Oddly enough, today these domestic brands are not much cheaper than imports. Meanwhile, the government is now muttering about lifting capital controls. But those Icelandic beers have become so popular – and such a point of national pride – that more microbreweries are planned. And their offerings taste dramatically better than the mass-produced imports; for my part, I particularly like Skjálfti.
On one level, this is a tiny example of Iceland’s famously resilient spirit; since 2008 the country’s leadership has been scrambling to reinvent itself in numerous ways. But it raises some bigger questions too. A decade ago, it was widely presumed in the west that the path of globalisation could move in only one direction; the world seemed to be on a trajectory to become ever-more interconnected, delivering (it was thought) ever-higher levels of growth.

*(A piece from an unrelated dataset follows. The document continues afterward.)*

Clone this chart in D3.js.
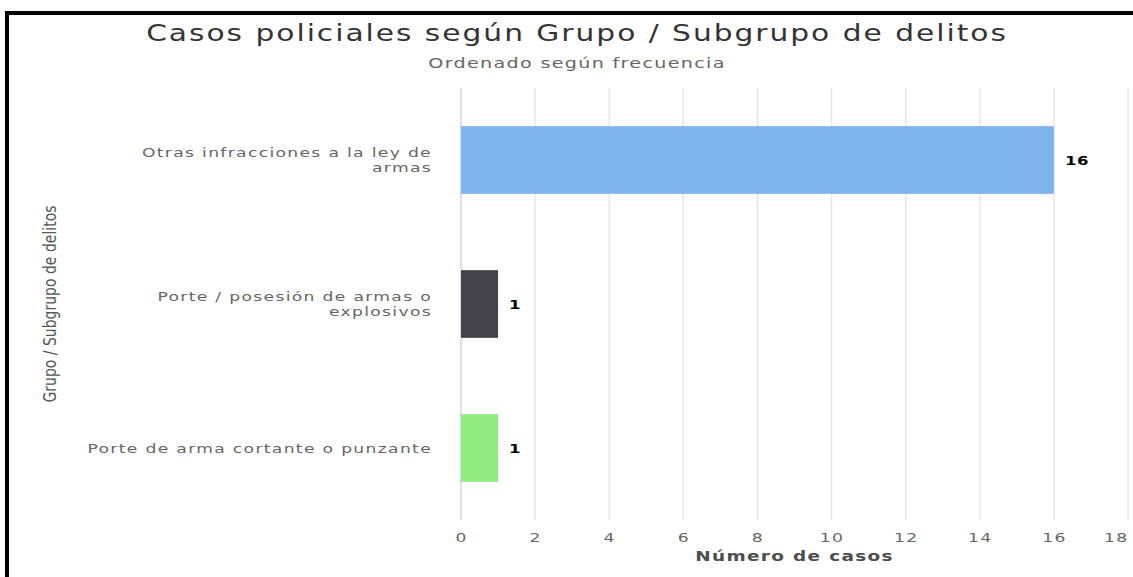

But since the financial crisis of 2008, that path has become muddied – and muddled. There has not been much direct trade protectionism as such, unlike the 1930s. But the level of global financial integration has dropped to a surprising degree, as a fascinating report from McKinsey Global Institute, the consultancy’s research arm, recently pointed out.
A mood of localisation, not globalisation, has crept into the debate in unexpected ways in many different corners of the world. One ugly manifestation of this has been an upswing in nationalist politics in parts of Europe. But another, more positive, consequence is that some communities have rediscovered the value of local products or community-based economies, either out of necessity or a sense of local pride. Iceland is a case in point but similar tales of localisation – and local innovation – can be seen in other disaster-hit places ranging from Argentina to Greece to recession-scarred Detroit.
This does not mean that places such as Iceland are shutting their doors on the world; on the contrary, Iceland thinks that the key to rebuilding its economy is to be a global tourist, energy and IT hub. But these days, their attitude towards globalisation is warier and wiser. And some entrepreneurial Icelandic folk now want to take the next step and start exporting those unpronounceable beers to places such as Denmark or the UK. If nothing else, it shows that history can sometimes move in unexpected ways – even (or especially) in a bar.